Into the Storm (2014)
Duration: 89 minutes
Directed by: Steven Quale
Starring: Richard Armitage, Sarah Wayne Callies, Matt Walsh, Alycia Debnam Carey, Arlen Escarpeta, Jeremy Sumpter, Nathan Kress, Max Deacon, Kyle Davis, Scott Lawrence, Jon Reep
KRS Releasing Ltd
It has been quite some time since a nature-hits-back disaster-themed movie hit the screens. Into the Storm fits this bill with all the righteous fury that it can muster.
New Line Cinema has delivered a film that is shorn of A-list star actors; instead it concentrates on delivering bucket loads of special effects. This is a sort of 1996’s Twister but amplified to modern sensibilities.
The film, directed by Steven Quale (Final Destination horror franchise) takes us to the rural areas of Oklahoma where the local high school graduation is about to take place. On this day a massive storm is about to hit the area and wreak havoc.
Donnie and Trey (Max Deacon and Nathan Kress) should be recording the ceremony for their father, Gary (Richard Armitage), who is the school’s administrator. However, Donnie ends up helping Kaitlyn (Alycia Debnam Carey), on whom he has a crush, to carry out her project. To do this they go to an abandoned factory.
Meanwhile, with the storm about to hit town, storm chasers try to get the twisters on film and then sell the material recorded to the television stations.
Chief among these is Pete (Matt Walsh) and his assistant Allison (Sarah Wayne Callies). The latter is focused on her job but she has trouble doing so as her daughter at home seems to be always asking for attention.
When the storm hits and Gary cannot get his son on the phone, he goes out to try and find him and save him from all the chaos and destruction taking place.

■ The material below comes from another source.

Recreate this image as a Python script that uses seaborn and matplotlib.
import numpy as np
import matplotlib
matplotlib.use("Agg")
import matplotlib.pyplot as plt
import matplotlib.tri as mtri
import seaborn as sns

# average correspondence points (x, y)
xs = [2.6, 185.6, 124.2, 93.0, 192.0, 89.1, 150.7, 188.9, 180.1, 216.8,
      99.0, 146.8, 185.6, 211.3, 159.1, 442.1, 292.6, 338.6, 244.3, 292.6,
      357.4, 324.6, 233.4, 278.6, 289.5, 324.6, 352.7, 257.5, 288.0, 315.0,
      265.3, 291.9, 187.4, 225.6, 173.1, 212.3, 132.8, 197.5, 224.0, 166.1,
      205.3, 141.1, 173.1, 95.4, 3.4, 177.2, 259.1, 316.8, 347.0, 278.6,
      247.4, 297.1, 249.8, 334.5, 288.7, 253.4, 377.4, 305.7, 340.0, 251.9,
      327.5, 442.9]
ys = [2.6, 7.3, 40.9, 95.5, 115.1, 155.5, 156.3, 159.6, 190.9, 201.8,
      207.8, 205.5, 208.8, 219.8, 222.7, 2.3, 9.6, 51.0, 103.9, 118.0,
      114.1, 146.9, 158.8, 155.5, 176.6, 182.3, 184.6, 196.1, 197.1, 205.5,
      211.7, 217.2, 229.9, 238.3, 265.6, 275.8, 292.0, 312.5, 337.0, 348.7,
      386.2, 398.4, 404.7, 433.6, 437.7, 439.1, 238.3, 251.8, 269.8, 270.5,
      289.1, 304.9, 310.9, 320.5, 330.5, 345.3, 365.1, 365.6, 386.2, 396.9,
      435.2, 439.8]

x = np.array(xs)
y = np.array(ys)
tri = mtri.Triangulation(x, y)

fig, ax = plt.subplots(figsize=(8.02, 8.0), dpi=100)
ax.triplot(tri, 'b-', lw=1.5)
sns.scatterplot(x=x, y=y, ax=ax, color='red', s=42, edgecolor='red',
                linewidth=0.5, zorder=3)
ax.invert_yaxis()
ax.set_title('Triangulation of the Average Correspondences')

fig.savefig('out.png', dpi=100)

The highlights of the film are the special effects which make its budget of $50 million look well spent. The CGI effects are impressive and place the viewer in the middle of the action and face to face with the twisters. For instance, the sequences when the camera goes into the tornado or a tornado catches fire are impressive, especially on the big screen.

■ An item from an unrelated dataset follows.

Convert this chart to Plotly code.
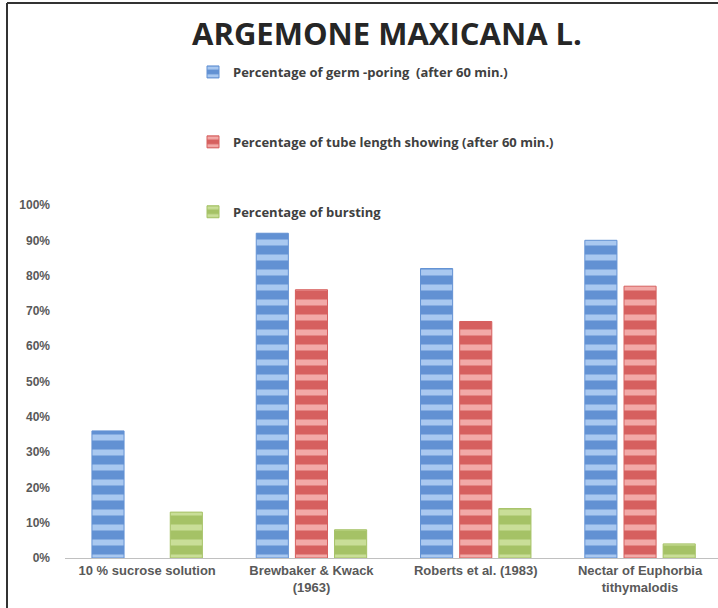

The CGI effects are impressive and place the viewer in the middle of the action and face to face with the twisters
This kind of sequences are the film’s selling point and this is obvious even for its cast, who all seem to know they are playing second fiddle to the special effects onslaught.
To their credit, the cast members stick to their guns, taking thing seriously and giving the audience a solid background for all the debris and rage to splatter on.
Into the Storm is a disaster movie and proud of it. Once the tornadoes are on the scene, they become the film’s true stars.
Parts of the film are shot in the found-footage genre which aims to place the audience even more into the thick of things.
This is one film where nothing is safe: trucks and jet aeroplanes are strewn around as if they were made of paper.
This cinematic destruction would have excited Irwin Allen, producer of such disaster classics like The Towering Inferno and Poseidon Adventure, as he would have probably appreciated all the breaking of stuff in such a spectacular fashion.